-- START OF Given data --
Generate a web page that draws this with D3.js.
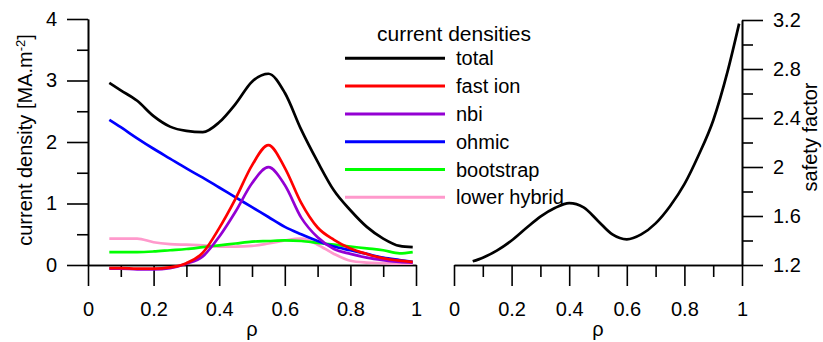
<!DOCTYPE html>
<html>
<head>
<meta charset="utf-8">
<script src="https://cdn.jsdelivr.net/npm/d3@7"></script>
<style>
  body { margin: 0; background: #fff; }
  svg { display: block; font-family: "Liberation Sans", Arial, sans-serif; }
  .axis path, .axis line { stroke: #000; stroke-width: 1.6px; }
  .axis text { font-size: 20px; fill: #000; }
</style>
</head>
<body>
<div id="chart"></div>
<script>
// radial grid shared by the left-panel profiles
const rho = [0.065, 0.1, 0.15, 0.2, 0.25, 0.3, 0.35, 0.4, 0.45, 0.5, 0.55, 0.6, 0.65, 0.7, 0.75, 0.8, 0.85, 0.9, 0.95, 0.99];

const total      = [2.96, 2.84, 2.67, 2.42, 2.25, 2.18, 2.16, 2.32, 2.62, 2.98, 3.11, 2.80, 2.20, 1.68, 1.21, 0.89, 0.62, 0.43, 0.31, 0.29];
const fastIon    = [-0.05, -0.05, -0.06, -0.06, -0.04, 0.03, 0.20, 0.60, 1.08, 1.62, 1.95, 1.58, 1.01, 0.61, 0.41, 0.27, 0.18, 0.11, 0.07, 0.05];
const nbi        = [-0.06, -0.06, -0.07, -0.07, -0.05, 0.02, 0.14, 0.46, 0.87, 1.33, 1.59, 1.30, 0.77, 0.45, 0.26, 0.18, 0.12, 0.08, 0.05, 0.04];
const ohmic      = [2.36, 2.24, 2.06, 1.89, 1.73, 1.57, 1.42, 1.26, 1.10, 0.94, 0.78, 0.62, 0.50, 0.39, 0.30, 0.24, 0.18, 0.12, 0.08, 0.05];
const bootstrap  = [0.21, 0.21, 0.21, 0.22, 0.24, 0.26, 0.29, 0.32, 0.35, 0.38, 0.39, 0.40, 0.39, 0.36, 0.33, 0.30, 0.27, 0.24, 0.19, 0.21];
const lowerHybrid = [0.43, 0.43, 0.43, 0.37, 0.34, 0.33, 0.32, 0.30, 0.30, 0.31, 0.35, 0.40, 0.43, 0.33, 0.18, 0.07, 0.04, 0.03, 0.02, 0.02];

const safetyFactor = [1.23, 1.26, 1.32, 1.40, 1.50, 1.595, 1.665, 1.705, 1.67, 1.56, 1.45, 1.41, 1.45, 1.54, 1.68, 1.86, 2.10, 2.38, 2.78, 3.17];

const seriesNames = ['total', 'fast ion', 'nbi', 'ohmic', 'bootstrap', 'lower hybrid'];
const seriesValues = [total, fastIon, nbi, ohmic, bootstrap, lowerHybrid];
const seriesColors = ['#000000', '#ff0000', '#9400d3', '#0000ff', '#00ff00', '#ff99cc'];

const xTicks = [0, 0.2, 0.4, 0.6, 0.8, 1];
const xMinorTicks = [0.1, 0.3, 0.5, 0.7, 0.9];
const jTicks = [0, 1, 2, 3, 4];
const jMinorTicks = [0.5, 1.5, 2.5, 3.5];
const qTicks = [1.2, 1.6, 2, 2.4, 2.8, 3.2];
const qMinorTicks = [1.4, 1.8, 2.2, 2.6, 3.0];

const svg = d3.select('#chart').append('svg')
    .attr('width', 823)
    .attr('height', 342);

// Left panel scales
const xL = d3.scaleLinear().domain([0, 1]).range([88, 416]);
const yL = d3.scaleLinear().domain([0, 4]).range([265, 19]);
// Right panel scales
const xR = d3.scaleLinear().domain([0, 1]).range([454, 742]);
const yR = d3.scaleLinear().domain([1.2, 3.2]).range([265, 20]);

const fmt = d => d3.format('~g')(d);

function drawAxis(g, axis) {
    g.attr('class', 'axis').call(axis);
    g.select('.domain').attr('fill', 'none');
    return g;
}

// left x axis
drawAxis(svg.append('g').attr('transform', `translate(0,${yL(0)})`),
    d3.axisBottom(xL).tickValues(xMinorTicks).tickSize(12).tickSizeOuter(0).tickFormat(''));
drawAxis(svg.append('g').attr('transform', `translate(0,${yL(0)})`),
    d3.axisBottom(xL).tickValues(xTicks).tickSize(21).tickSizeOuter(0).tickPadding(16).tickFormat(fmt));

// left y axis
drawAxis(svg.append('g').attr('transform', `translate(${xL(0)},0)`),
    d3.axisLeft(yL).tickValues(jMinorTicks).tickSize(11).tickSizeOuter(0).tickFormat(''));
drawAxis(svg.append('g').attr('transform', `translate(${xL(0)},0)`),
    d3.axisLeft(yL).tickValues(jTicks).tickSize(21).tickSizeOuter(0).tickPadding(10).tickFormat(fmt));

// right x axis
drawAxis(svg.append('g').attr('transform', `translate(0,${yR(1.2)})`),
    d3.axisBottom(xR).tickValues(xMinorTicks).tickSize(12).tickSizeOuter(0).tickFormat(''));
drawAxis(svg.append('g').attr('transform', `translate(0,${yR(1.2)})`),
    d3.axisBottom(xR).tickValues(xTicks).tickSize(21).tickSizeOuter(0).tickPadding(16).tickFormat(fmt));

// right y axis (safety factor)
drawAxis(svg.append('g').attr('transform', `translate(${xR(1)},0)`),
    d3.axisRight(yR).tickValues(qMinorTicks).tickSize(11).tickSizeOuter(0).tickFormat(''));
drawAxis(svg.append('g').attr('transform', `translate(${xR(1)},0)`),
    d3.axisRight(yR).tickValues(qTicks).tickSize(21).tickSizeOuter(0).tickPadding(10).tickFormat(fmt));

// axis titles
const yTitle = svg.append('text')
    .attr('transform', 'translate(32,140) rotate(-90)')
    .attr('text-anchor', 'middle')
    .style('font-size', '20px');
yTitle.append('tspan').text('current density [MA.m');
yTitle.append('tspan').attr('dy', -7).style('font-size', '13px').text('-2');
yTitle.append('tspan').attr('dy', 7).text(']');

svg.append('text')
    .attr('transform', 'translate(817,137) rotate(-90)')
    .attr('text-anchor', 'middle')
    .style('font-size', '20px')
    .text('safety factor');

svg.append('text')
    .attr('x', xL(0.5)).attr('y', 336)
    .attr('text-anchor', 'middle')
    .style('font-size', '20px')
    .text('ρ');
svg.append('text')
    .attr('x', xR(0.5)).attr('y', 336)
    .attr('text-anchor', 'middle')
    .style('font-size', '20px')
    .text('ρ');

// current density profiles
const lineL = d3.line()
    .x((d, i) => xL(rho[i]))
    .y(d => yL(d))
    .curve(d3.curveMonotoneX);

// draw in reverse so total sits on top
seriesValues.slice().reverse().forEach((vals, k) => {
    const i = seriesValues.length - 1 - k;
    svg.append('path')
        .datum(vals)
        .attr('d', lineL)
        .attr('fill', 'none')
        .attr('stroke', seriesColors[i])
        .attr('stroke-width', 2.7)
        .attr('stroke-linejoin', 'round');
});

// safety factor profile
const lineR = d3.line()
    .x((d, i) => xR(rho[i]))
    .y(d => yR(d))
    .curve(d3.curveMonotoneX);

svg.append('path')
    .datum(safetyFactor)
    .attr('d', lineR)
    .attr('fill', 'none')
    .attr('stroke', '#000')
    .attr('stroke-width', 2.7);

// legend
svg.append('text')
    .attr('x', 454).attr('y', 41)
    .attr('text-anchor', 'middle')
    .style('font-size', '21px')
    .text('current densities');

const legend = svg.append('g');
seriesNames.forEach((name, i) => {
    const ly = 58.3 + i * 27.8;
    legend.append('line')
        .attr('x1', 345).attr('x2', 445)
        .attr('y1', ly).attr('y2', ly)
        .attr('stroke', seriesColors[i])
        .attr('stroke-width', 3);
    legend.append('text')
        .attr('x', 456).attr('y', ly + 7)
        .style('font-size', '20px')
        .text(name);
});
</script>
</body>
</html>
-- END OF Given data --
**Short problem:**
Reproduce each line word for word and drop the pictures.

**The result:**
Generate a web page that draws this with D3.js.
<!DOCTYPE html>
<html>
<head>
<meta charset="utf-8">
<script src="https://cdn.jsdelivr.net/npm/d3@7"></script>
<style>
  body { margin: 0; background: #fff; }
  svg { display: block; font-family: "Liberation Sans", Arial, sans-serif; }
  .axis path, .axis line { stroke: #000; stroke-width: 1.6px; }
  .axis text { font-size: 20px; fill: #000; }
</style>
</head>
<body>
<div id="chart"></div>
<script>
// radial grid shared by the left-panel profiles
const rho = [0.065, 0.1, 0.15, 0.2, 0.25, 0.3, 0.35, 0.4, 0.45, 0.5, 0.55, 0.6, 0.65, 0.7, 0.75, 0.8, 0.85, 0.9, 0.95, 0.99];

const total      = [2.96, 2.84, 2.67, 2.42, 2.25, 2.18, 2.16, 2.32, 2.62, 2.98, 3.11, 2.80, 2.20, 1.68, 1.21, 0.89, 0.62, 0.43, 0.31, 0.29];
const fastIon    = [-0.05, -0.05, -0.06, -0.06, -0.04, 0.03, 0.20, 0.60, 1.08, 1.62, 1.95, 1.58, 1.01, 0.61, 0.41, 0.27, 0.18, 0.11, 0.07, 0.05];
const nbi        = [-0.06, -0.06, -0.07, -0.07, -0.05, 0.02, 0.14, 0.46, 0.87, 1.33, 1.59, 1.30, 0.77, 0.45, 0.26, 0.18, 0.12, 0.08, 0.05, 0.04];
const ohmic      = [2.36, 2.24, 2.06, 1.89, 1.73, 1.57, 1.42, 1.26, 1.10, 0.94, 0.78, 0.62, 0.50, 0.39, 0.30, 0.24, 0.18, 0.12, 0.08, 0.05];
const bootstrap  = [0.21, 0.21, 0.21, 0.22, 0.24, 0.26, 0.29, 0.32, 0.35, 0.38, 0.39, 0.40, 0.39, 0.36, 0.33, 0.30, 0.27, 0.24, 0.19, 0.21];
const lowerHybrid = [0.43, 0.43, 0.43, 0.37, 0.34, 0.33, 0.32, 0.30, 0.30, 0.31, 0.35, 0.40, 0.43, 0.33, 0.18, 0.07, 0.04, 0.03, 0.02, 0.02];

const safetyFactor = [1.23, 1.26, 1.32, 1.40, 1.50, 1.595, 1.665, 1.705, 1.67, 1.56, 1.45, 1.41, 1.45, 1.54, 1.68, 1.86, 2.10, 2.38, 2.78, 3.17];

const seriesNames = ['total', 'fast ion', 'nbi', 'ohmic', 'bootstrap', 'lower hybrid'];
const seriesValues = [total, fastIon, nbi, ohmic, bootstrap, lowerHybrid];
const seriesColors = ['#000000', '#ff0000', '#9400d3', '#0000ff', '#00ff00', '#ff99cc'];

const xTicks = [0, 0.2, 0.4, 0.6, 0.8, 1];
const xMinorTicks = [0.1, 0.3, 0.5, 0.7, 0.9];
const jTicks = [0, 1, 2, 3, 4];
const jMinorTicks = [0.5, 1.5, 2.5, 3.5];
const qTicks = [1.2, 1.6, 2, 2.4, 2.8, 3.2];
const qMinorTicks = [1.4, 1.8, 2.2, 2.6, 3.0];

const svg = d3.select('#chart').append('svg')
    .attr('width', 823)
    .attr('height', 342);

// Left panel scales
const xL = d3.scaleLinear().domain([0, 1]).range([88, 416]);
const yL = d3.scaleLinear().domain([0, 4]).range([265, 19]);
// Right panel scales
const xR = d3.scaleLinear().domain([0, 1]).range([454, 742]);
const yR = d3.scaleLinear().domain([1.2, 3.2]).range([265, 20]);

const fmt = d => d3.format('~g')(d);

function drawAxis(g, axis) {
    g.attr('class', 'axis').call(axis);
    g.select('.domain').attr('fill', 'none');
    return g;
}

// left x axis
drawAxis(svg.append('g').attr('transform', `translate(0,${yL(0)})`),
    d3.axisBottom(xL).tickValues(xMinorTicks).tickSize(12).tickSizeOuter(0).tickFormat(''));
drawAxis(svg.append('g').attr('transform', `translate(0,${yL(0)})`),
    d3.axisBottom(xL).tickValues(xTicks).tickSize(21).tickSizeOuter(0).tickPadding(16).tickFormat(fmt));

// left y axis
drawAxis(svg.append('g').attr('transform', `translate(${xL(0)},0)`),
    d3.axisLeft(yL).tickValues(jMinorTicks).tickSize(11).tickSizeOuter(0).tickFormat(''));
drawAxis(svg.append('g').attr('transform', `translate(${xL(0)},0)`),
    d3.axisLeft(yL).tickValues(jTicks).tickSize(21).tickSizeOuter(0).tickPadding(10).tickFormat(fmt));

// right x axis
drawAxis(svg.append('g').attr('transform', `translate(0,${yR(1.2)})`),
    d3.axisBottom(xR).tickValues(xMinorTicks).tickSize(12).tickSizeOuter(0).tickFormat(''));
drawAxis(svg.append('g').attr('transform', `translate(0,${yR(1.2)})`),
    d3.axisBottom(xR).tickValues(xTicks).tickSize(21).tickSizeOuter(0).tickPadding(16).tickFormat(fmt));

// right y axis (safety factor)
drawAxis(svg.append('g').attr('transform', `translate(${xR(1)},0)`),
    d3.axisRight(yR).tickValues(qMinorTicks).tickSize(11).tickSizeOuter(0).tickFormat(''));
drawAxis(svg.append('g').attr('transform', `translate(${xR(1)},0)`),
    d3.axisRight(yR).tickValues(qTicks).tickSize(21).tickSizeOuter(0).tickPadding(10).tickFormat(fmt));

// axis titles
const yTitle = svg.append('text')
    .attr('transform', 'translate(32,140) rotate(-90)')
    .attr('text-anchor', 'middle')
    .style('font-size', '20px');
yTitle.append('tspan').text('current density [MA.m');
yTitle.append('tspan').attr('dy', -7).style('font-size', '13px').text('-2');
yTitle.append('tspan').attr('dy', 7).text(']');

svg.append('text')
    .attr('transform', 'translate(817,137) rotate(-90)')
    .attr('text-anchor', 'middle')
    .style('font-size', '20px')
    .text('safety factor');

svg.append('text')
    .attr('x', xL(0.5)).attr('y', 336)
    .attr('text-anchor', 'middle')
    .style('font-size', '20px')
    .text('ρ');
svg.append('text')
    .attr('x', xR(0.5)).attr('y', 336)
    .attr('text-anchor', 'middle')
    .style('font-size', '20px')
    .text('ρ');

// current density profiles
const lineL = d3.line()
    .x((d, i) => xL(rho[i]))
    .y(d => yL(d))
    .curve(d3.curveMonotoneX);

// draw in reverse so total sits on top
seriesValues.slice().reverse().forEach((vals, k) => {
    const i = seriesValues.length - 1 - k;
    svg.append('path')
        .datum(vals)
        .attr('d', lineL)
        .attr('fill', 'none')
        .attr('stroke', seriesColors[i])
        .attr('stroke-width', 2.7)
        .attr('stroke-linejoin', 'round');
});

// safety factor profile
const lineR = d3.line()
    .x((d, i) => xR(rho[i]))
    .y(d => yR(d))
    .curve(d3.curveMonotoneX);

svg.append('path')
    .datum(safetyFactor)
    .attr('d', lineR)
    .attr('fill', 'none')
    .attr('stroke', '#000')
    .attr('stroke-width', 2.7);

// legend
svg.append('text')
    .attr('x', 454).attr('y', 41)
    .attr('text-anchor', 'middle')
    .style('font-size', '21px')
    .text('current densities');

const legend = svg.append('g');
seriesNames.forEach((name, i) => {
    const ly = 58.3 + i * 27.8;
    legend.append('line')
        .attr('x1', 345).attr('x2', 445)
        .attr('y1', ly).attr('y2', ly)
        .attr('stroke', seriesColors[i])
        .attr('stroke-width', 3);
    legend.append('text')
        .attr('x', 456).attr('y', ly + 7)
        .style('font-size', '20px')
        .text(name);
});
</script>
</body>
</html>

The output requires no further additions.